Travel + Leisure ranked it among the top U.S. cities in its annual readers’ survey in 2024. CNN Travel named it one of America’s best towns to visit in 2025, mentioning the Middleton Tavern and how it is might be the oldest tavern in the U.S. I jogged by that tavern a half-dozen times during this trip and had I read the CNN Travel article beforehand, I would have stopped inside. (AI didn’t flag it before I went!)
The Maryland State House sits atop State Circle like the centerpiece of a very serious board game. It is, per its own fact sheet, the oldest state capitol in continuous legislative use in the nation, built beginning in 1772—and yes, also brick. What makes it genuinely extraordinary, though, is the dome. It is the largest wooden dome in the United States constructed without a single nail. The entire structure was assembled using wooden pegs and iron straps, the timber sourced from a cypress swamp on Maryland’s Eastern Shore. The lightning rod that tops it was built to Benjamin Franklin’s own specifications—which, in 1788, was as much a political statement about American ingenuity as it was practical storm management. King George III, it should be noted, preferred a different type of lightning rod. The colonists disagreed.
When I jogged up to the State House, a group was out front singing a song about the Pledge of Allegiance. It was the kind of scene that would feel awkward in a movie but lands completely differently when you’re slightly winded and standing in front of a building where George Washington resigned his commission as Commander-in-Chief of the Continental Army. A month later, in that same room, the Treaty of Paris was ratified, formally ending the Revolutionary War. The building served as the capitol of the United States from November 1783 to August 1784. Not a bad résumé for something held together with wooden pegs.

From State Circle I jogged down to the William Paca House and Garden on Prince George Street, a five-part Georgian mansion built in the 1760s for William Paca—one of Maryland’s four signers of the Declaration of Independence and eventually the state’s third Governor. He had the good sense to marry Mary Chew, whose family connections and wealth funded a house with two acres of terraced pleasure gardens, a fish-shaped pond, and a Chinese Chippendale bridge over it. The house later became a hotel lobby and was very nearly demolished in the 1960s before Historic Annapolis stepped in. It’s now a National Historic Landmark, and Annapolis has the distinction of being the only city in the country with surviving homes of all its state’s Declaration signers. I passed it on a light rain—no umbrella necessary, the kind of drizzle that just keeps everything cool—stopping to admire the exterior for a minute.
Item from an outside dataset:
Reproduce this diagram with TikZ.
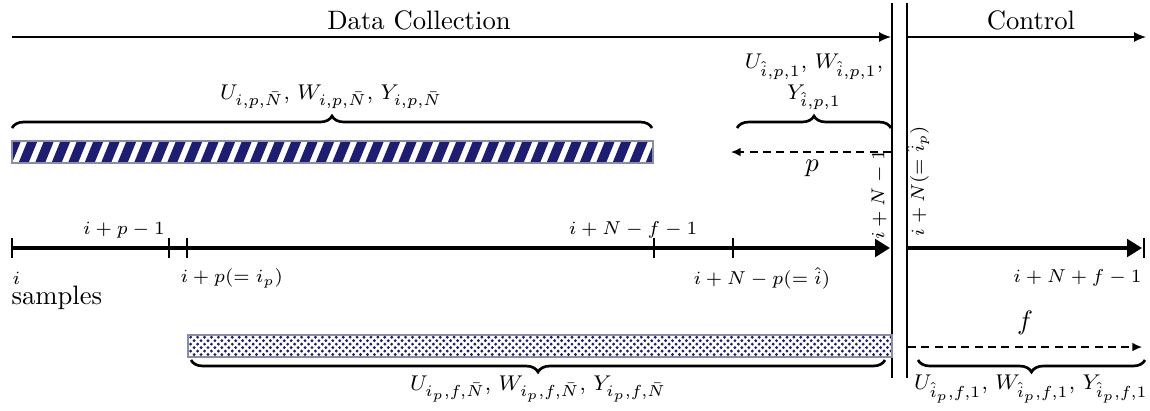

Continuing on, I passed the U.S. Naval Academy, founded in 1845 on the banks of the Severn River. Its campus has an authority that makes you instinctively improve your posture. Across King George Street sits St. John’s College, founded in 1696 as King William’s School—which makes it the third oldest college in America by founding date, behind Harvard (1636) and the College of William & Mary (1693). If you rank instead by collegiate charter date, St. John’s drops further down the list; its charter came in 1784, placing it behind Yale (1701), Princeton (1746), and Columbia (1754), among others. Whether it’s the third oldest depends on whether you think a school begins when it starts teaching students or when it gets its paperwork in order.

Either way, Francis Scott Key attended, which secures its place in the historical footnotes regardless of how the rankings shake out.
The proximity of St. John’s and the Naval Academy has inspired comparisons to Athens and Sparta. (Interestingly, the city I was just a couple of days ago—Nashville—has also drawn many comparisons to Athens!) The most tangible evidence of this dynamic is their annual croquet match, which draws over 7,000 spectators. St. John’s, per their own accounting, has won the majority of matches played. The Johnnies are apparently serious about their croquet.
My loop eventually brought me to City Dock—the finish line from eight years ago, the place where a team of sleep-destroyed cyclists and crew members had stood together in triumph. I had been looking forward to seeing it again with clear eyes.
Instead, I found construction fencing. The entire dock area was surrounded by renovation barriers. Whatever moment of recognition I had been building toward was simply not available at this time.

The adjacent harbor was open and entirely itself—sailboats, working boats, and the general energy of a city that takes its identity as America’s sailing capital with full seriousness, even if Newport, Rhode Island, occasionally disputes the title. More than 3,000 boats occupy the town’s harbors and marinas. The October Annapolis Sailboat Show, held at City Dock, is the largest all-sailboat in-water show in the world. On Wednesday evenings in summer, local commerce shuts down so people can participate in the weekly races. This is a place where sailing is not a hobby; it is the civic religion.

I jogged back through downtown, past trendy boutiques tucked between 18th-century facades, cool and comfortable in the light rain. I was wearing jeans. This was not my finest gear judgment, but the weather cooperated well enough that the question never became critical.
Annapolis gave me what I had come for: a proper introduction to a city I had technically visited but never actually seen. The only unfinished business is City Dock, still behind its chain-linked fencing, still owing me a memory of the RAAM finish line. Too bad—this time I was even awake enough to remember it.